For many years, long before I arrived and to this day, the sixth graders at Forsyth School, where I was the Head from 2007 – 2017, map the world from memory in the final weeks of their career at the school. Starting with a blank piece of poster board, students plot the lines of longitude and latitude, free-hand the contours of the continents, then draw national boundaries and identify the nations of the world. Some students choose the Mercator projection, some include capitols, rivers, mountains and other significant geographical features. It is the culmination of a very purposeful, challenging study of geography that begins in PreK. Almost invariably, alumni will tell you that it is the most difficult thing they did at Forsyth, even though (or, perhaps, because) the project is ungraded, and each student sets his own goals.

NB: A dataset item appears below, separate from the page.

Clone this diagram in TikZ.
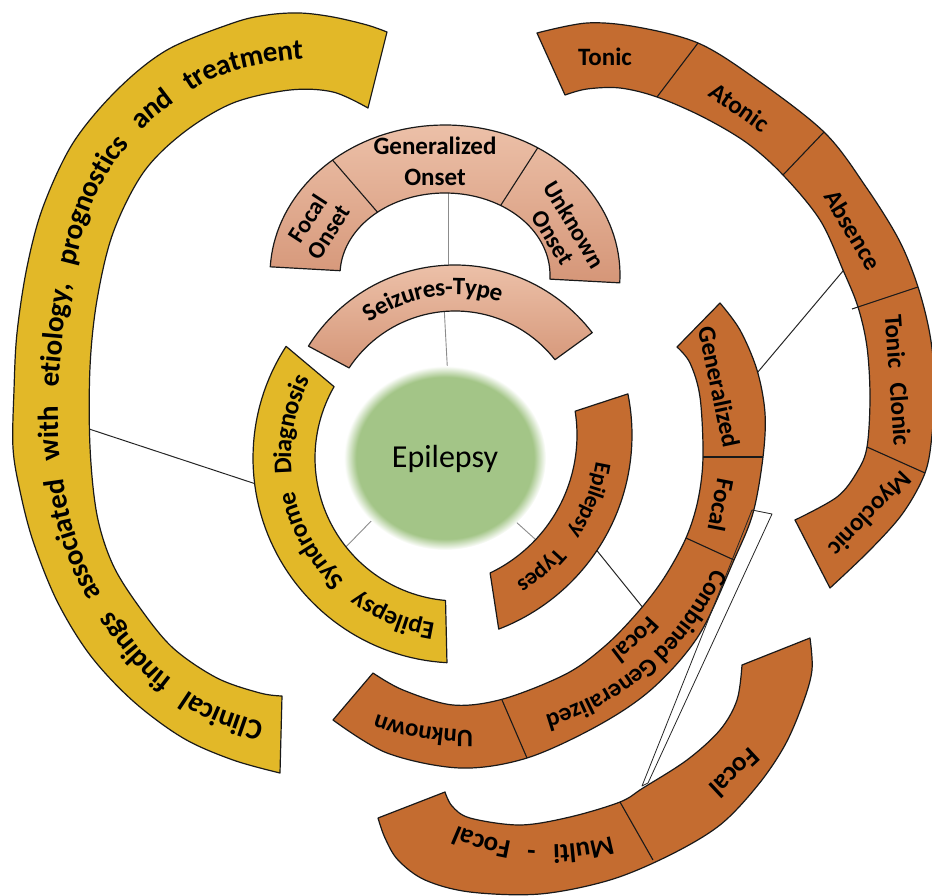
\documentclass[tikz,border=0pt]{standalone}
\usepackage{fontspec}
\setmainfont{Carlito}
\usetikzlibrary{decorations.text}
\definecolor{yel}{RGB}{226,184,40}
\definecolor{brn}{RGB}{196,108,48}
\definecolor{saltop}{RGB}{236,192,168}
\definecolor{salbot}{RGB}{213,150,120}
\definecolor{epig}{RGB}{163,197,135}
\definecolor{gln}{RGB}{140,140,140}
\pgfdeclareradialshading{softgreen}{\pgfpoint{0bp}{0bp}}{color(0bp)=(epig); color(22bp)=(epig); color(25bp)=(white); color(50bp)=(white)}
\newcommand\lblfont{\bfseries\fontsize{25}{27}\selectfont}
\newcommand\smfont{\bfseries\fontsize{23}{25}\selectfont}
\newcommand\bigfont{\bfseries\fontsize{29}{31}\selectfont}
\newcommand\syfont{\bfseries\fontsize{25.5}{27}\selectfont}
\newcommand\mffont{\bfseries\fontsize{27}{29}\selectfont}
% circular sector: cx cy rout rin a1out a2out a1in a2in style
\newcommand\csec[9]{\draw[#9] plot[domain=0:1,samples=60] ({#1+#3*cos((#5)+((#6)-(#5))*\x)},{#2-#3*sin((#5)+((#6)-(#5))*\x)}) -- plot[domain=0:1,samples=60] ({#1+#4*cos((#8)+((#7)-(#8))*\x)},{#2-#4*sin((#8)+((#7)-(#8))*\x)}) -- cycle;}
% circular arc path: cx cy r a1 a2
\newcommand\carc[5]{plot[domain=0:1,samples=60] ({#1+#3*cos((#4)+((#5)-(#4))*\x)},{#2-#3*sin((#4)+((#5)-(#4))*\x)})}
\begin{document}
\begin{tikzpicture}[x=1pt,y=-1pt,
  shp/.style={draw=black!90, line width=1.2pt, line join=round},
  yelshp/.style={shp, fill=yel},
  brnshp/.style={shp, fill=brn},
  salshp/.style={shp, top color=saltop, bottom color=salbot},
  divl/.style={draw=black!90, line width=1.1pt},
  lbl/.style={font=\lblfont, inner sep=0pt, align=center},
  gconn/.style={draw=gln, line width=0.9pt},
  bconn/.style={draw=black!85, line width=1pt}]
\useasboundingbox (0,0) rectangle (932,896);
% connector end points
\coordinate (bigYin) at (80,426);   \coordinate (smYout) at (262,486);
\coordinate (epiSW) at (380,512);   \coordinate (smYin) at (340,553);
\coordinate (seizIn) at (444,305);  \coordinate (epiN) at (448,380);
\coordinate (onsetIn) at (448,185); \coordinate (seizOut) at (448,272);
\coordinate (epiSE) at (505,512);   \coordinate (typIn) at (545,548);
\coordinate (typOut) at (590,542);  \coordinate (midIn) at (648,614);
\coordinate (midOut) at (752,379);  \coordinate (outIn) at (848,265);
\draw[bconn] (bigYin) -- (smYout);
\draw[gconn] (epiSW) -- (smYin);
\draw[gconn] (seizIn) -- (epiN);
\draw[gconn] (onsetIn) -- (seizOut);
\draw[gconn] (epiSE) -- (typIn);
\draw[bconn] (typOut) -- (midIn);
\draw[bconn] (midOut) -- (outIn);
% big yellow arc
\draw[yelshp] plot[smooth, tension=0.55] coordinates {(280,773) (233,760) (183,738) (133,701) (90,655) (57,601) (33,541) (20,491) (13,448) (14,390) (17,333) (27,267) (43,207) (73,143) (117,90) (167,50) (233,23) (267,15) (300,13) (333,17) (367,25) (387,32)} -- plot[smooth, tension=0.55] coordinates {(368,108) (333,92) (290,90) (233,103) (183,133) (143,173) (113,233) (97,300) (90,367) (90,447) (97,515) (113,565) (140,608) (173,648) (217,678) (260,693) (282,696)} -- cycle;
% small yellow arc
\csec{458}{458}{205}{143}{147}{267}{150}{265}{yelshp}
% seizures type
\csec{455}{438}{173}{127}{37.5}{148}{38}{146.5}{salshp}
% onset arc
\draw[salshp] plot[domain=0:1,samples=80] ({445+175*cos(-3+180*\x)},{275-150*sin(-3+180*\x)}) -- plot[domain=0:1,samples=80] ({445+105*cos(177-180*\x)},{275-82*sin(177-180*\x)}) -- cycle;
\draw[divl] ({445+105*cos(58)},{275-82*sin(58)}) -- ({445+175*cos(58)},{275-150*sin(58)});
\draw[divl] ({445+105*cos(130)},{275-82*sin(130)}) -- ({445+175*cos(130)},{275-150*sin(130)});
% epilepsy types
\csec{424}{435}{208}{153}{11.4}{-69}{9}{-64.4}{brnshp}
% right middle arc
\draw[brnshp] plot[smooth, tension=0.55] coordinates {(720,303) (740,330) (757,370) (765,413) (763,457) (753,513) (734,560) (699,635) (653,688) (599,725) (527,758) (460,768) (387,753) (333,720)} -- plot[smooth, tension=0.55] coordinates {(373,673) (403,690) (453,705) (503,699) (566,674) (605,646) (638,612) (664,578) (686,538) (698,500) (703,457) (700,397) (690,363) (677,347)} -- cycle;
\draw[divl] (703,457) -- (763,457);
\draw[divl] (686,538) -- (734,560);
\draw[divl] (502,700) -- (527,758);
% outer brown arc
\draw[brnshp] plot[smooth, tension=0.55] coordinates {(537,33) (587,23) (637,27) (698,43) (753,77) (824,132) (866,187) (899,240) (918,287) (930,335) (935,385) (932,435) (925,473) (903,513) (870,550) (830,588)} -- plot[smooth, tension=0.55] coordinates {(795,520) (837,497) (857,472) (867,447) (870,397) (867,347) (858,307) (843,270) (820,220) (783,175) (747,143) (703,117) (657,97) (620,88) (587,89) (565,95)} -- cycle;
\draw[divl] (657,97) -- (698,43);
\draw[divl] (783,175) -- (824,132);
\draw[divl] (852,309) -- (918,287);
\draw[divl] (867,447) -- (925,473);
% bottom brown arc
\draw[brnshp] plot[smooth, tension=0.55] coordinates {(810,638) (812,670) (803,703) (785,745) (758,785) (720,825) (670,855) (610,880) (540,894) (470,892) (425,880) (398,860) (385,838) (378,818)} -- plot[smooth, tension=0.55] coordinates {(445,792) (452,806) (470,818) (520,825) (570,817) (620,802) (643,788) (687,760) (720,730) (737,700) (742,665)} -- cycle;
\draw[divl] (620,802) -- (653,860);
% thin sliver connector
\coordinate (slA) at (752,510); \coordinate (slB) at (772,514);
\coordinate (slC) at (648,783); \coordinate (slD) at (642,786);
\draw[black!85, line width=0.8pt, line join=round] (slA) -- (slB) -- (slC) -- (slD) -- cycle;
% epilepsy ellipse
\shade[shading=softgreen] (445,458) ellipse [x radius=101pt, y radius=92pt];
\node[font=\fontsize{32}{34}\selectfont, inner sep=0pt, anchor=base] (epi) at (445,467) {Epilepsy};
% curved texts
\path[decorate, decoration={text along path, text align={fit to path stretching spaces}, raise=-8pt, text={|\bigfont|Clinical findings associated with etiology, prognostics and treatment}}] plot coordinates {(262,730) (246,726) (223,718) (200,708) (176,692) (153,674) (133,653) (115,631) (99,607) (85,583) (74,556) (65,528) (57,490) (51,448) (50,390) (55,333) (64,275) (78,220) (91,187) (108,158) (128,133) (150,111) (175,92) (200,76) (216,69) (233,63) (251,58) (270,54) (286,52) (303,51)};
\path[decorate, decoration={text along path, text align={fit to path stretching spaces}, raise=-7pt, text={|\syfont|Epilepsy Syndrome Diagnosis}}] \carc{458}{458}{174}{262}{152};
\path[decorate, decoration={text along path, text align=center, raise=-7pt, text={|\lblfont|Seizures-Type}}] \carc{455}{438}{150}{142}{56};
\path[decorate, decoration={text along path, text align={fit to path stretching spaces}, raise=-7pt, text={|\smfont|Epilepsy Types}}] \carc{424}{435}{181}{-9}{-58};
\path[decorate, decoration={text along path, text align=center, raise=-7pt, text={|\lblfont|Combined Generalized}}] \carc{469}{458}{275}{-20}{-78};
\path[decorate, decoration={text along path, text align=center, raise=-7pt, text={|\lblfont|Focal}}] \carc{469}{458}{246}{-33}{-62};
\path[decorate, decoration={text along path, text align=center, raise=-7pt, text={|\lblfont|Unknown}}] \carc{469}{458}{279}{-82}{-117};
\path[decorate, decoration={text along path, text align={fit to path stretching spaces}, raise=-8pt, text={|\mffont|Multi - Focal}}] \carc{549}{620}{233}{-74}{-114};
% straight labels
\node[lbl, font={\bfseries\fontsize{25}{31}\selectfont}] (genon) at (435,161) {Generalized\\Onset};
\node[lbl, font={\bfseries\fontsize{24}{25}\selectfont}, rotate=57] (focon) at (318,225) {Focal\\Onset};
\node[lbl, font={\bfseries\fontsize{24}{25}\selectfont}, rotate=-59] (unkon) at (564,231) {Unknown\\Onset};
\node[lbl] (tonic) at (605,57) {Tonic};
\node[lbl, rotate=-35] (atonic) at (740,107) {Atonic};
\node[lbl, rotate=-59] (absence) at (853,230) {Absence};
\node[lbl, rotate=-86] (tclonic) at (898,380) {Tonic\hspace{0.6em}Clonic};
\node[lbl, rotate=-134] (myo) at (869,513) {Myoclonic};
\node[lbl, rotate=-78] (gen) at (719,387) {Generalized};
\node[lbl, rotate=-101] (foc) at (721,505) {Focal};
\node[lbl, font={\bfseries\fontsize{27}{29}\selectfont}, rotate=-137] (focb) at (735,773) {Focal};
\end{tikzpicture}
\end{document}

The memory map and other similarly challenging activities at Forsyth (the school has a ropes course in the rafters of the gymnasium) were well known in the community, and it will come as no surprise that particularly stellar examples of student world maps were on display in the admissions office. Occasionally, a prospective parent would probe the relevance of the mapping activity, usually along these lines: what place does rote memory have in a time when Alexa has all the answers? wouldn’t the stock GPS functionality of most digital devices accurately guide one to any place on the globe? In short, who needs a map anymore?
When I was in the room for these visits with prospective parents, this question always occasioned a look of mild panic on the Admission Director’s face, because my answer to it invariably lurched off the clearly defined trail (kids learn to see the impact of geography on history; they learn to break down a seemingly overwhelming project into small pieces) into the literary forest of my educational philosophy. To wit: I think maps, the big accordion kind that are a pain in the neck to re-fold, are more important than ever, because getting from one place to another is only one use for a map, and far from the most important use, which is exploration, which is a fancy word for getting purposefully lost, which is exactly what a good education should provide. An education should be a map, a series of frameworks of thought, from the time-tested to the experimental, that the student is taught to use to explore the physical world, her own mind, the minds of others. This philosophy of education makes me a died-in-the-wool liberal arts advocate, and I embrace that label without reservation.
I’m also convinced that this vision of education is more relevant than ever in a time when the human experience is increasingly defined by loneliness and tribalism. A liberal arts education is a powerful antidote to the diminished vision of personhood that our digital experiences insidiously teach us to accept, and to our political climate in which affinity groups too often share little beyond a hatred of the other affinity groups. A child who learns through exploration builds the unique blend of humility and confidence that makes her the kind of citizen that Jefferson defines in the Declaration of Independence, one who consents to be governed, but who is not disposed to suffer, and will alter or abolish a government that has breached the social contract. A child who learns through exploration seeks the truth but is humble enough to continue examining and probing that truth forever. A child who learns through exploration discovers the exponential power in assembling a corps of discovery, generating meaningful relationships with team members and enjoying the rewards of shared work.
An education through exploration inspires critical thought, analysis, courage, confidence, humility. It will—to return to my literary forest—reward the explorer who discovers errors or plots new features or ventures well beyond the edges of the map, and who eventually discerns that a map is itself a kind of illusion, a hopeful human attempt to describe something that is gloriously ineffable.